Even without its early actions, the west coast is uniquely positioned to tackle this pandemic. California boasts the largest economy in the US by far: its taxpayers account for 15 per cent of individual payments to the US Treasury. If it were its own country, California would have the fifth-largest economy in the world, larger than that of Britain.

California is also home to more billionaires than any other state; it and Washington are headquarters to many tech and biomedical companies whose support in fighting the virus has been invaluable.

The west coast has close trade relationships with Asia, especially China, which, for example, allowed Governor Newsom to quickly establish a pipeline directly from Chinese manufacturers to hospitals for surgical masks and other PPE.

California especially is also more politically unified – profoundly Democratic – than many other states, helping it move fast and decisively with less political infighting in the time of crisis.
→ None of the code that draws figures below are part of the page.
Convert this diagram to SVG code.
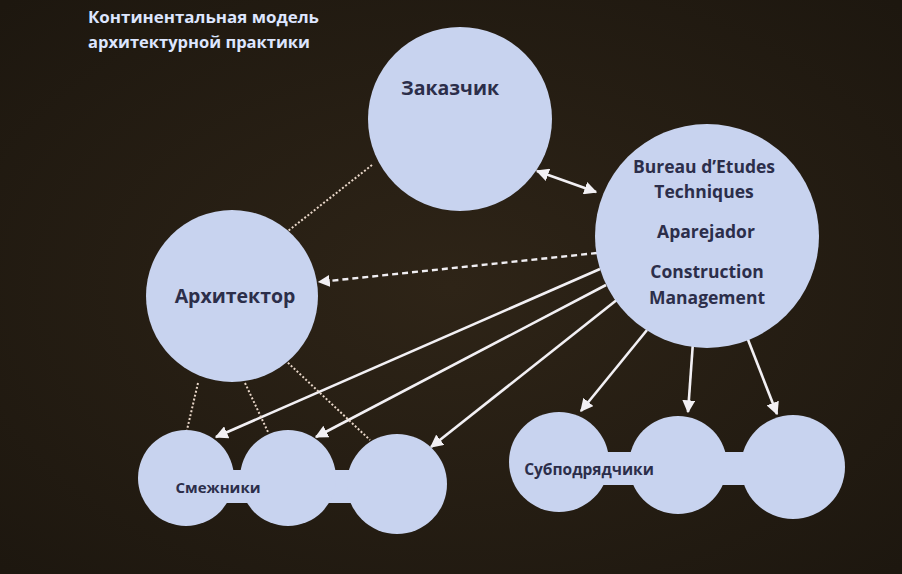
<svg xmlns="http://www.w3.org/2000/svg" width="902" height="574" viewBox="0 0 902 574">
<defs>
<radialGradient id="bg" cx="0.5" cy="0.5" r="0.7">
<stop offset="0" stop-color="#2e2417"/>
<stop offset="1" stop-color="#1d170f"/>
</radialGradient>
<marker id="ah" viewBox="0 0 10 10" refX="9" refY="5" markerWidth="5" markerHeight="5" orient="auto-start-reverse" markerUnits="strokeWidth">
<path d="M0,0 L10,5 L0,10 Z" fill="#f2f0f4"/>
</marker>
<style>
.node{fill:#c8d3ef}
.lbl{font-family:"Open Sans","DejaVu Sans",sans-serif;font-weight:bold;fill:#2c2e4a;text-anchor:middle}
.title{font-family:"Open Sans","DejaVu Sans",sans-serif;font-weight:bold;fill:#dde6ff;font-size:16.5px}
.solid{stroke:#f2f0f4;stroke-width:2.6;fill:none}
.dot{stroke:#e8d6c8;stroke-width:2;stroke-dasharray:2 2;fill:none}
.dash{stroke:#f0eef2;stroke-width:2.4;stroke-dasharray:6 4;fill:none}
</style>
</defs>
<rect width="902" height="574" fill="url(#bg)"/>
<g id="title">
<text class="title" x="88" y="23" textLength="231" lengthAdjust="spacingAndGlyphs">Континентальная модель</text>
<text class="title" x="88" y="48" textLength="222" lengthAdjust="spacingAndGlyphs">архитектурной практики</text>
</g>
<g id="connectors">
<line class="solid" x1="537" y1="171" x2="596" y2="192" marker-start="url(#ah)" marker-end="url(#ah)"/>
<line class="dot" x1="372" y1="165" x2="288" y2="231"/>
<line class="dash" x1="597" y1="253" x2="319" y2="282" marker-end="url(#ah)"/>
<line class="solid" x1="600" y1="269" x2="216" y2="437" marker-end="url(#ah)"/>
<line class="solid" x1="606" y1="285" x2="316" y2="437" marker-end="url(#ah)"/>
<line class="solid" x1="618" y1="299" x2="431" y2="447" marker-end="url(#ah)"/>
<line class="solid" x1="647" y1="330" x2="581" y2="411" marker-end="url(#ah)"/>
<line class="solid" x1="693" y1="342" x2="688" y2="412" marker-end="url(#ah)"/>
<line class="solid" x1="745" y1="332" x2="777" y2="414" marker-end="url(#ah)"/>
<line class="dot" x1="198" y1="383" x2="187" y2="430"/>
<line class="dot" x1="245" y1="383" x2="268" y2="432"/>
<line class="dot" x1="285" y1="360" x2="370" y2="440"/>
</g>
<g id="zakazchik">
<circle class="node" cx="460" cy="119" r="92"/>
<text class="lbl" x="450" y="95" font-size="19.5">Заказчик</text>
</g>
<g id="bureau">
<circle class="node" cx="707" cy="236" r="112"/>
<text class="lbl" x="704" y="173" font-size="17.5">Bureau d’Etudes</text>
<text class="lbl" x="704" y="198" font-size="17.5">Techniques</text>
<text class="lbl" x="706" y="238" font-size="17.5">Aparejador</text>
<text class="lbl" x="707" y="278" font-size="17.5">Construction</text>
<text class="lbl" x="707" y="304" font-size="17.5">Management</text>
</g>
<g id="arkhitektor">
<circle class="node" cx="232" cy="296" r="86"/>
<text class="lbl" x="235" y="303" font-size="19.5">Архитектор</text>
</g>
<g id="smezhniki">
<rect class="node" x="186" y="470" width="211" height="33"/>
<circle class="node" cx="186" cy="478" r="48"/>
<circle class="node" cx="288" cy="478" r="48"/>
<circle class="node" cx="397" cy="484" r="50"/>
<text class="lbl" x="218" y="493" font-size="15">Смежники</text>
</g>
<g id="subpodryadchiki">
<rect class="node" x="559" y="452" width="234" height="33"/>
<circle class="node" cx="559" cy="462" r="50"/>
<circle class="node" cx="678" cy="465" r="49"/>
<circle class="node" cx="793" cy="467" r="52"/>
<text class="lbl" x="589" y="475" font-size="15.5">Субподрядчики</text>
</g>
</svg>
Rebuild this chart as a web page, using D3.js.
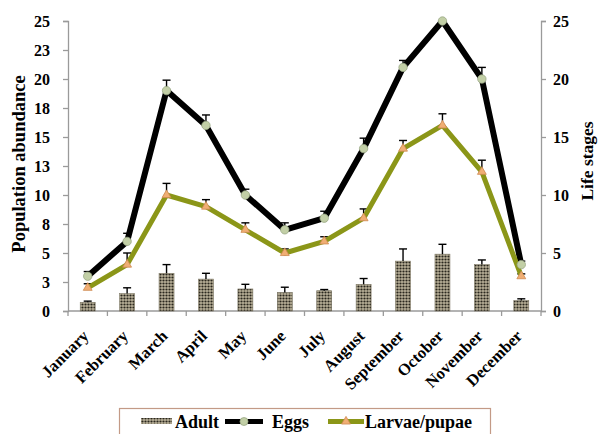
<!DOCTYPE html>
<html>
<head>
<meta charset="utf-8">
<script src="https://cdn.jsdelivr.net/npm/d3@7/dist/d3.min.js"></script>
<style>
  html, body { margin: 0; padding: 0; background: #fff; }
  svg { display: block; }
</style>
</head>
<body>
<script>
// Monthly population data
const months = ["January","February","March","April","May","June","July","August","September","October","November","December"];
const adult      = [0.75, 1.5, 3.25, 2.75, 1.9, 1.6, 1.75, 2.3, 4.3, 4.9, 4.0, 0.9];
const adultErr   = [0.1, 0.5, 0.75, 0.5, 0.4, 0.45, 0.1, 0.5, 1.05, 0.85, 0.4, 0.15];
const eggs       = [3, 6, 19, 16, 10, 7, 8, 14, 21, 25, 20, 4];
const eggsErr    = [0.4, 0.7, 0.9, 0.9, 0.5, 0.6, 0.6, 0.9, 0.6, 0, 1.0, 0.3];
const larvae     = [2, 4, 10, 9, 7, 5, 6, 8, 14, 16, 12, 3];
const larvaeErr  = [0.35, 1.0, 1.0, 0.6, 0.6, 0.35, 0.4, 0.8, 0.7, 1.0, 1.0, 0.2];
const leftTicks  = [0, 2.5, 5, 7.5, 10, 12.5, 15, 17.5, 20, 22.5, 25];
const leftLabels = ["0","3","5","8","10","13","15","18","20","23","25"];
const rightTicks = [0, 5, 10, 15, 20, 25];

const W = 598, H = 434;
const plot = { left: 68, right: 541, top: 21, bottom: 311 };
const FONT = "Liberation Serif";

const svg = d3.select("body").append("svg").attr("width", W).attr("height", H);

// Dotted fill used by the adult bars
const defs = svg.append("defs");
const pat = defs.append("pattern").attr("id", "dots")
  .attr("width", 3).attr("height", 3).attr("patternUnits", "userSpaceOnUse");
pat.append("rect").attr("width", 3).attr("height", 3).attr("fill", "#b8b098");
pat.append("circle").attr("cx", 1.5).attr("cy", 1.5).attr("r", 1.1).attr("fill", "#2a271e");

const x = d3.scaleBand().domain(months).range([plot.left, plot.right]).paddingInner(0).paddingOuter(0);
const yL = d3.scaleLinear().domain([0, 25]).range([plot.bottom, plot.top]);
const yR = d3.scaleLinear().domain([0, 25]).range([plot.bottom, plot.top]);
const cx = m => x(m) + x.bandwidth() / 2;

const axisColor = "#9a9a9a";

// Bold serif label helper
function label(sel, size) {
  return sel.attr("font-family", FONT).attr("font-weight", "bold").attr("font-size", size).attr("fill", "#000");
}

// Left axis
const gL = svg.append("g").attr("transform", `translate(${plot.left},0)`)
  .call(d3.axisLeft(yL).tickValues(leftTicks).tickFormat((d, i) => leftLabels[i]).tickSize(5).tickPadding(13));
// Right axis
const gR = svg.append("g").attr("transform", `translate(${plot.right},0)`)
  .call(d3.axisRight(yR).tickValues(rightTicks).tickSize(5).tickPadding(7));
[gL, gR].forEach(g => {
  g.attr("font-family", FONT).attr("font-size", 16);
  g.select(".domain").attr("stroke", axisColor).attr("stroke-width", 1.3);
  g.selectAll(".tick line").attr("stroke", axisColor).attr("stroke-width", 1.3);
  label(g.selectAll(".tick text"), 16);
});

// Bottom axis with ticks at category boundaries
const gX = svg.append("g").attr("transform", `translate(0,${plot.bottom})`);
gX.append("line").attr("x1", plot.left).attr("x2", plot.right).attr("stroke", axisColor).attr("stroke-width", 1.3);
const bounds = months.map(m => x(m)).concat([plot.right]);
gX.selectAll("line.tk").data(bounds).join("line").attr("class", "tk")
  .attr("x1", d => d).attr("x2", d => d).attr("y1", 0).attr("y2", 5)
  .attr("stroke", axisColor).attr("stroke-width", 1.3);
label(gX.selectAll("text").data(months).join("text"), 16.5)
  .attr("transform", d => `translate(${cx(d) + 2},${26}) rotate(-45)`)
  .attr("text-anchor", "end")
  .text(d => d);

// Adult bars
const barW = x.bandwidth() * 0.38;
svg.append("g").selectAll("rect").data(months).join("rect")
  .attr("x", (d) => cx(d) - barW / 2)
  .attr("y", (d, i) => yL(adult[i]))
  .attr("width", barW)
  .attr("height", (d, i) => yL(0) - yL(adult[i]))
  .attr("fill", "url(#dots)")
  .attr("stroke", "#7d7764").attr("stroke-width", 0.6);

// Upward error bars
function errBars(vals, errs, scale) {
  const g = svg.append("g").attr("stroke", "#000").attr("stroke-width", 1.4);
  months.forEach((m, i) => {
    if (errs[i] <= 0) return;
    const x0 = cx(m), yv = scale(vals[i]), ye = scale(vals[i] + errs[i]);
    g.append("line").attr("x1", x0).attr("x2", x0).attr("y1", yv).attr("y2", ye);
    g.append("line").attr("x1", x0 - 4).attr("x2", x0 + 4).attr("y1", ye).attr("y2", ye);
  });
}
errBars(adult, adultErr, yL);
errBars(eggs, eggsErr, yR);
errBars(larvae, larvaeErr, yR);

// Eggs line
const line = d3.line().x((d, i) => cx(months[i])).y(d => yR(d));
svg.append("path").datum(eggs).attr("d", line)
  .attr("fill", "none").attr("stroke", "#000").attr("stroke-width", 6).attr("stroke-linejoin", "round");
// Larvae/pupae line
svg.append("path").datum(larvae).attr("d", line)
  .attr("fill", "none").attr("stroke", "#8b9618").attr("stroke-width", 5).attr("stroke-linejoin", "round");

// Markers
svg.append("g").selectAll("circle").data(eggs).join("circle")
  .attr("cx", (d, i) => cx(months[i])).attr("cy", d => yR(d)).attr("r", 4.2)
  .attr("fill", "#c2cfa6").attr("stroke", "#9aa886").attr("stroke-width", 0.8);
const tri = d3.symbol().type(d3.symbolTriangle).size(34);
svg.append("g").selectAll("path").data(larvae).join("path")
  .attr("d", tri)
  .attr("transform", (d, i) => `translate(${cx(months[i])},${yR(d)})`)
  .attr("fill", "#f0ae74").attr("stroke", "#cf8a52").attr("stroke-width", 0.8);

// Axis titles
label(svg.append("text"), 18.5).attr("transform", `translate(25,164) rotate(-90)`)
  .attr("text-anchor", "middle").text("Population abundance");
label(svg.append("text"), 17.5).attr("transform", `translate(593,161) rotate(-90)`)
  .attr("text-anchor", "middle").text("Life stages");

// Legend
const lg = svg.append("g");
lg.append("rect").attr("x", 119.5).attr("y", 408.5).attr("width", 371).attr("height", 40)
  .attr("fill", "#fff").attr("stroke", "#c39a86").attr("stroke-width", 1.2);
lg.append("rect").attr("x", 141).attr("y", 418).attr("width", 31).attr("height", 6).attr("fill", "url(#dots)");
label(lg.append("text"), 18).attr("x", 175).attr("y", 428).text("Adult");
lg.append("line").attr("x1", 225).attr("x2", 263).attr("y1", 421.5).attr("y2", 421.5).attr("stroke", "#000").attr("stroke-width", 5);
lg.append("circle").attr("cx", 244).attr("cy", 421.5).attr("r", 4).attr("fill", "#c2cfa6").attr("stroke", "#9aa886").attr("stroke-width", 0.8);
label(lg.append("text"), 18).attr("x", 272).attr("y", 428).text("Eggs");
lg.append("line").attr("x1", 328).attr("x2", 364).attr("y1", 421.5).attr("y2", 421.5).attr("stroke", "#8b9618").attr("stroke-width", 5);
lg.append("path").attr("d", tri).attr("transform", "translate(346,421.5)").attr("fill", "#f0ae74").attr("stroke", "#cf8a52").attr("stroke-width", 0.8);
label(lg.append("text"), 18).attr("x", 365).attr("y", 428).text("Larvae/pupae");
</script>
</body>
</html>
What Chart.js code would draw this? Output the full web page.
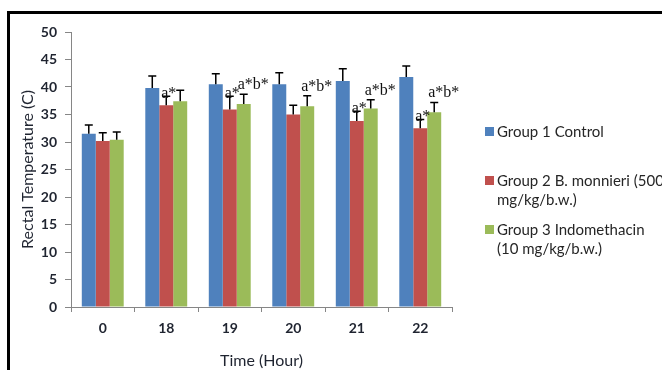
<!DOCTYPE html>
<html>
<head>
<meta charset="utf-8">
<script src="https://cdn.jsdelivr.net/npm/chart.js@4/dist/chart.umd.min.js"></script>
<style>
  html, body { margin: 0; padding: 0; background: #fff; }
  #wrap { position: relative; width: 662px; height: 370px; overflow: hidden; }
  #frame { position: absolute; left: 7px; top: 11px; width: 700px; height: 400px;
           border-left: 3px solid #000; border-top: 3px solid #000; }
  #chart { position: absolute; left: 0; top: 0; }
  .leg { position: absolute; left: 485px; font-family: Lato, "Open Sans", sans-serif;
         font-size: 15px; color: #262626; white-space: nowrap; line-height: 19px; }
  .leg i { position: absolute; left: 0; top: 5px; width: 9px; height: 9px; }
  .leg span { display: block; margin-left: 12px; }
</style>
</head>
<body>
<div id="wrap">
  <div id="frame"></div>
  <canvas id="chart" width="662" height="370"></canvas>
  <div id="legend"></div>
</div>
<script>
var hours = ['0', '18', '19', '20', '21', '22'];
var seriesNames = ['Group 1 Control', 'Group 2 B. monnieri (500\nmg/kg/b.w.)', 'Group 3 Indomethacin\n(10 mg/kg/b.w.)'];
var control = [31.5, 39.8, 40.5, 40.5, 41.1, 41.8];
var controlErr = [1.6, 2.2, 1.9, 2.1, 2.2, 2.0];
var monnieri = [30.2, 36.7, 35.9, 35.0, 33.8, 32.5];
var monnieriErr = [1.5, 1.6, 2.4, 1.7, 1.8, 1.6];
var indomethacin = [30.4, 37.4, 36.9, 36.5, 36.1, 35.4];
var indomethacinErr = [1.4, 2.0, 1.8, 1.9, 1.6, 1.8];
var controlMarks = ['', '', '', '', '', ''];
var monnieriMarks = ['', 'a*', 'a*', '', 'a*', 'a*'];
var indomethacinMarks = ['', '', 'a*b*', 'a*b*', 'a*b*', 'a*b*'];
var colors = ['#4F81BD', '#C0504D', '#9BBB59'];

// error bars (upward only) and significance marks
var errorBars = {
  id: 'errorBars',
  afterDatasetsDraw: function(chart) {
    var ctx = chart.ctx;
    var y = chart.scales.y;
    ctx.save();
    chart.data.datasets.forEach(function(ds, i) {
      var meta = chart.getDatasetMeta(i);
      meta.data.forEach(function(bar, j) {
        var top = y.getPixelForValue(ds.data[j] + ds.errors[j]);
        ctx.strokeStyle = '#000';
        ctx.lineWidth = 1.5;
        ctx.beginPath();
        ctx.moveTo(bar.x, bar.y);
        ctx.lineTo(bar.x, top);
        ctx.moveTo(bar.x - 4, top);
        ctx.lineTo(bar.x + 4, top);
        ctx.stroke();
        if (ds.marks[j]) {
          ctx.fillStyle = '#111';
          ctx.font = '16px "Liberation Serif", serif';
          ctx.textBaseline = 'alphabetic';
          ctx.textAlign = 'left';
          var left = bar.x - bar.width / 2;
          if (i == 1) ctx.fillText(ds.marks[j], left + 2, top + 2);
          else ctx.fillText(ds.marks[j], left + 1, top - 5);
        }
      });
    });
    ctx.restore();
  }
};

var chart = new Chart(document.getElementById('chart'), {
  type: 'bar',
  data: {
    labels: hours,
    datasets: [
      { label: seriesNames[0], data: control, errors: controlErr, marks: controlMarks, backgroundColor: colors[0] },
      { label: seriesNames[1], data: monnieri, errors: monnieriErr, marks: monnieriMarks, backgroundColor: colors[1] },
      { label: seriesNames[2], data: indomethacin, errors: indomethacinErr, marks: indomethacinMarks, backgroundColor: colors[2] }
    ]
  },
  options: {
    responsive: false,
    animation: false,
    categoryPercentage: 0.66,
    barPercentage: 1.0,
    layout: { padding: { left: 18, top: 32, right: 210, bottom: 0 } },
    plugins: {
      legend: { display: false },
      tooltip: { enabled: false }
    },
    scales: {
      x: {
        afterFit: function(scale) { scale.height = 63; },
        grid: { drawOnChartArea: false, offset: true, tickLength: 5, color: '#868686' },
        border: { color: '#868686', width: 1 },
        ticks: { color: '#1f2430', padding: 8, font: { family: 'Lato', size: 14, weight: 'bold' } },
        title: { display: true, text: 'Time (Hour)', color: '#1f2430', padding: { top: 5, bottom: 0 },
                 font: { family: 'Lato', size: 16 } }
      },
      y: {
        min: 0,
        max: 50,
        afterFit: function(scale) { scale.width = 53; },
        grid: { drawOnChartArea: false, tickLength: 6, color: '#868686' },
        border: { color: '#868686', width: 1 },
        ticks: { stepSize: 5, color: '#1f2430', padding: 8, font: { family: 'Lato', size: 14, weight: 'bold' } },
        title: { display: true, text: 'Rectal Temperature (C)', color: '#1f2430', padding: { top: 0, bottom: 0 },
                 font: { family: 'Lato', size: 16 } }
      }
    }
  },
  plugins: [errorBars]
});

// legend to the right, built from the datasets
var legendTops = [122, 171, 220];
var legend = document.getElementById('legend');
chart.data.datasets.forEach(function(ds, i) {
  var item = document.createElement('div');
  item.className = 'leg';
  item.style.top = legendTops[i] + 'px';
  var box = document.createElement('i');
  box.style.background = ds.backgroundColor;
  item.appendChild(box);
  ds.label.split('\n').forEach(function(line) {
    var s = document.createElement('span');
    s.textContent = line;
    item.appendChild(s);
  });
  legend.appendChild(item);
});
</script>
</body>
</html>
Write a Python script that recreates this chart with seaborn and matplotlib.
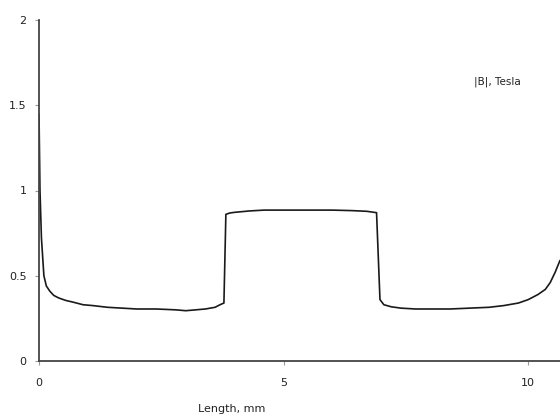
import numpy as np
import pandas as pd
import matplotlib.pyplot as plt
import seaborn as sns

###################################################################
# data
###################################################################

length_mm = [0.0, 0.02, 0.05, 0.1, 0.15, 0.22, 0.3, 0.4, 0.55, 0.7, 0.9, 1.1,
             1.4, 1.7, 2.0, 2.4, 2.8, 3.0, 3.2, 3.4, 3.6, 3.7, 3.78, 3.82,
             3.9, 4.0, 4.3, 4.6, 5.0, 5.5, 6.0, 6.4, 6.7, 6.9, 6.97, 7.05,
             7.2, 7.4, 7.7, 8.0, 8.4, 8.8, 9.2, 9.5, 9.8, 10.0, 10.2, 10.35,
             10.45, 10.55, 10.65]
b_tesla = [1.45, 1.0, 0.72, 0.5, 0.44, 0.41, 0.385, 0.37, 0.355, 0.345, 0.33, 0.325,
           0.315, 0.31, 0.305, 0.305, 0.3, 0.295, 0.3, 0.305, 0.315, 0.33, 0.34, 0.86,
           0.868, 0.872, 0.88, 0.885, 0.885, 0.885, 0.885, 0.882, 0.878, 0.87, 0.36, 0.33,
           0.318, 0.31, 0.305, 0.305, 0.305, 0.31, 0.315, 0.325, 0.34, 0.36, 0.39, 0.42,
           0.46, 0.52, 0.59]

x_ticks = [0, 5, 10]
y_ticks = [0, 0.5, 1, 1.5, 2]
y_tick_labels = ['0', '0.5', '1', '1.5', '2']

df = pd.DataFrame({'Length': length_mm, 'B': b_tesla})

###################################################################
# plot
###################################################################

sns.set_style('ticks')
plt.rcParams['font.family'] = ['DejaVu Sans']

fig = plt.figure(figsize=(5.6, 4.18), dpi=100)
ax = fig.add_axes([39 / 560, 1 - 361 / 418, 1 - 39 / 560, (361 - 20) / 418])

sns.lineplot(data=df, x='Length', y='B', ax=ax, color='#1a1a1a', linewidth=1.2,
             estimator=None, sort=False)

ax.set_xlim(0, 10.65)
ax.set_ylim(0, 2)
ax.set_xticks(x_ticks)
ax.set_xticklabels([str(t) for t in x_ticks])
ax.set_yticks(y_ticks)
ax.set_yticklabels(y_tick_labels)
ax.tick_params(axis='both', labelsize=8, length=3, width=0.8, colors='#999999',
               labelcolor='#222222', pad=6)
ax.tick_params(axis='x', pad=9)

for s in ['top', 'right']:
    ax.spines[s].set_visible(False)
for s in ['left', 'bottom']:
    ax.spines[s].set_color('#444444')
    ax.spines[s].set_linewidth(1.3)
ax.spines['left'].set_clip_on(False)

ax.set_ylabel('')
ax.set_xlabel('Length, mm', fontsize=8, color='#222222')
ax.xaxis.set_label_coords(0.37, -0.125)

ax.text(0.879, 0.818, '|B|, Tesla', transform=ax.transAxes, fontsize=7.5,
        color='#222222', ha='center', va='center')

fig.savefig('out.png', dpi=100)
For his part, in discussing California’s response to the coronavirus, Newsom now peppers his daily briefings with the phrase “nation-state” – evidently a bid to hold up his state as a counterexample to what many describe as the federal government’s botched handling of Covid-19.

Emphasising the west coast’s unified response to the pandemic, on Monday Newsom announced a joint statement by California, Washington, and Oregon setting out a shared framework for reopening the economy “not just within our states, but more broadly as a region”.

Discussing on Monday the joint moves he and his west coast counterparts will be planning, Newsom said, “I just want to acknowledge and thank … Governor Brown, and Governor Inslee for their ongoing partnership, their incredible support, and the collaborative spirit that … goes well beyond just this moment.”

He added: “We have had the deep collaborative spirit advanced now in states large and small across the United States – but none stronger than the relationships we have formed with Washington state and the state of Oregon.”